### What is required
Extract the lines of the material below, beginning with the first and ending with the line that holds "415, 435, 490]". Skip every picture.
-- START Data extract --
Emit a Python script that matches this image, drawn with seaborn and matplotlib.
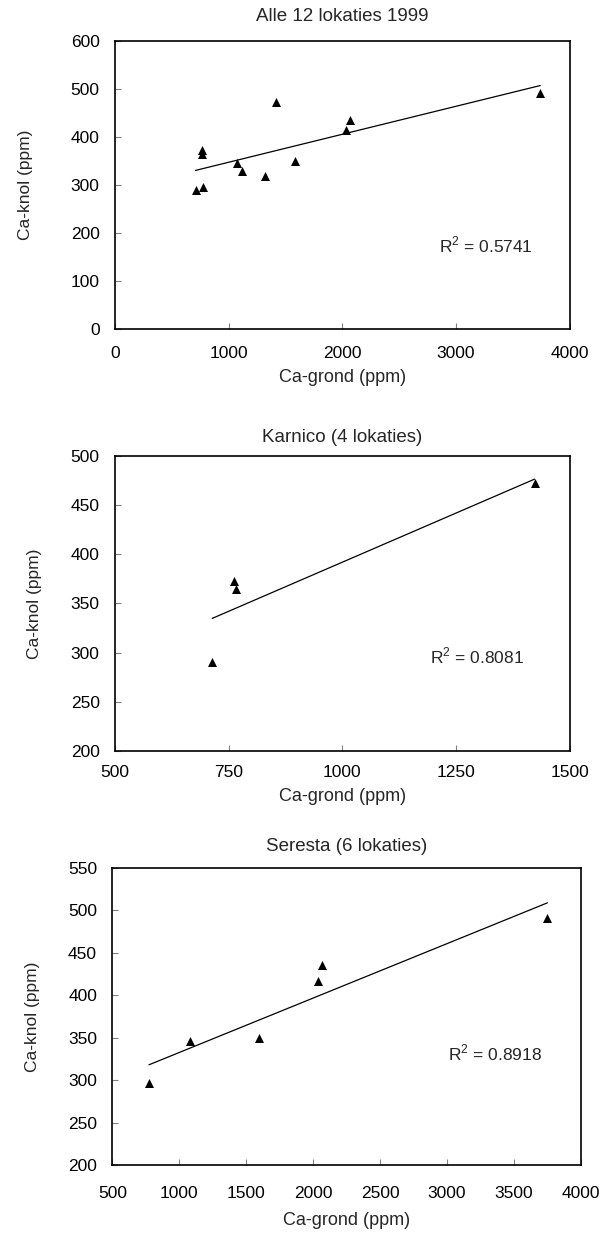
import matplotlib
matplotlib.use("Agg")
import matplotlib.pyplot as plt
import seaborn as sns
import numpy as np
import pandas as pd

# Ca in grond en knol per lokatie (ppm)
alle_grond = [709, 771, 762, 765, 1078, 1116, 1319, 1421, 1588, 2037, 2066, 3742]
alle_knol = [290, 295, 373, 365, 345, 328, 318, 473, 350, 415, 435, 490]

karnico_grond = [714, 762, 767, 1423]
karnico_knol = [290, 373, 365, 473]

seresta_grond = [774, 1083, 1598, 2039, 2069, 3751]
seresta_knol = [296, 346, 350, 417, 435, 491]

titels = ["Alle 12 lokaties 1999", "Karnico (4 lokaties)", "Seresta (6 lokaties)"]
r2_teksten = ["R$^2$ = 0.5741", "R$^2$ = 0.8081", "R$^2$ = 0.8918"]
xlims = [(0, 4000), (500, 1500), (500, 4000)]
ylims = [(0, 600), (200, 500), (200, 550)]
xticks = [np.arange(0, 4001, 1000), np.arange(500, 1501, 250), np.arange(500, 4001, 500)]
yticks = [np.arange(0, 601, 100), np.arange(200, 501, 50), np.arange(200, 551, 50)]

sns.set_style("white")
plt.rcParams['font.family'] = ['Liberation Sans', 'DejaVu Sans']
plt.rcParams['mathtext.fontset'] = 'custom'
plt.rcParams['mathtext.rm'] = 'Liberation Sans'

fig = plt.figure(figsize=(6.01, 12.39), dpi=100)
# posities van de drie assen (links, onder, breedte, hoogte)
posities = [
    [0.1913, 0.7342, 0.7563, 0.2331],
    [0.1913, 0.3939, 0.7563, 0.2381],
    [0.1869, 0.0597, 0.7793, 0.2400],
]
r2_pos = [(0.713, 0.292), (0.693, 0.32), (0.717, 0.377)]
titelpads = [14, 10, 12]
xtickpads = [12, 10, 15]
xlabelpads = [6, 6, 8]
ylabelpads = [27, 21, 20]

data = [(alle_grond, alle_knol), (karnico_grond, karnico_knol), (seresta_grond, seresta_knol)]

for i, (gx, ky) in enumerate(data):
    ax = fig.add_axes(posities[i])
    df = pd.DataFrame({"grond": gx, "knol": ky})
    sns.regplot(data=df, x="grond", y="knol", ax=ax, ci=None, truncate=True,
                marker="^", color="black",
                scatter_kws={"s": 42, "linewidths": 0, "alpha": 1},
                line_kws={"lw": 0.9, "color": "black"})
    ax.set_xlim(xlims[i])
    ax.set_ylim(ylims[i])
    ax.set_xticks(xticks[i])
    ax.set_yticks(yticks[i])
    ax.tick_params(bottom=True, left=True, direction="in", length=4, width=0.8,
                   color="#808080", labelsize=12.5, labelcolor="black")
    ax.tick_params(axis="x", pad=xtickpads[i])
    ax.tick_params(axis="y", pad=11)
    for sp in ax.spines.values():
        sp.set_color("black")
        sp.set_linewidth(1.2)
    ax.set_title(titels[i], fontsize=13.5, pad=titelpads[i])
    ax.set_xlabel("Ca-grond (ppm)", fontsize=13, labelpad=xlabelpads[i])
    ax.set_ylabel("Ca-knol (ppm)", fontsize=12.5, labelpad=ylabelpads[i])
    ax.text(r2_pos[i][0], r2_pos[i][1], r2_teksten[i], transform=ax.transAxes,
            fontsize=12.5, va="center", ha="left")

fig.savefig("out.png", dpi=100)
-- END Data extract --
### Solution to the exercise
Emit a Python script that matches this image, drawn with seaborn and matplotlib.
import matplotlib
matplotlib.use("Agg")
import matplotlib.pyplot as plt
import seaborn as sns
import numpy as np
import pandas as pd

# Ca in grond en knol per lokatie (ppm)
alle_grond = [709, 771, 762, 765, 1078, 1116, 1319, 1421, 1588, 2037, 2066, 3742]
alle_knol = [290, 295, 373, 365, 345, 328, 318, 473, 350, 415, 435, 490]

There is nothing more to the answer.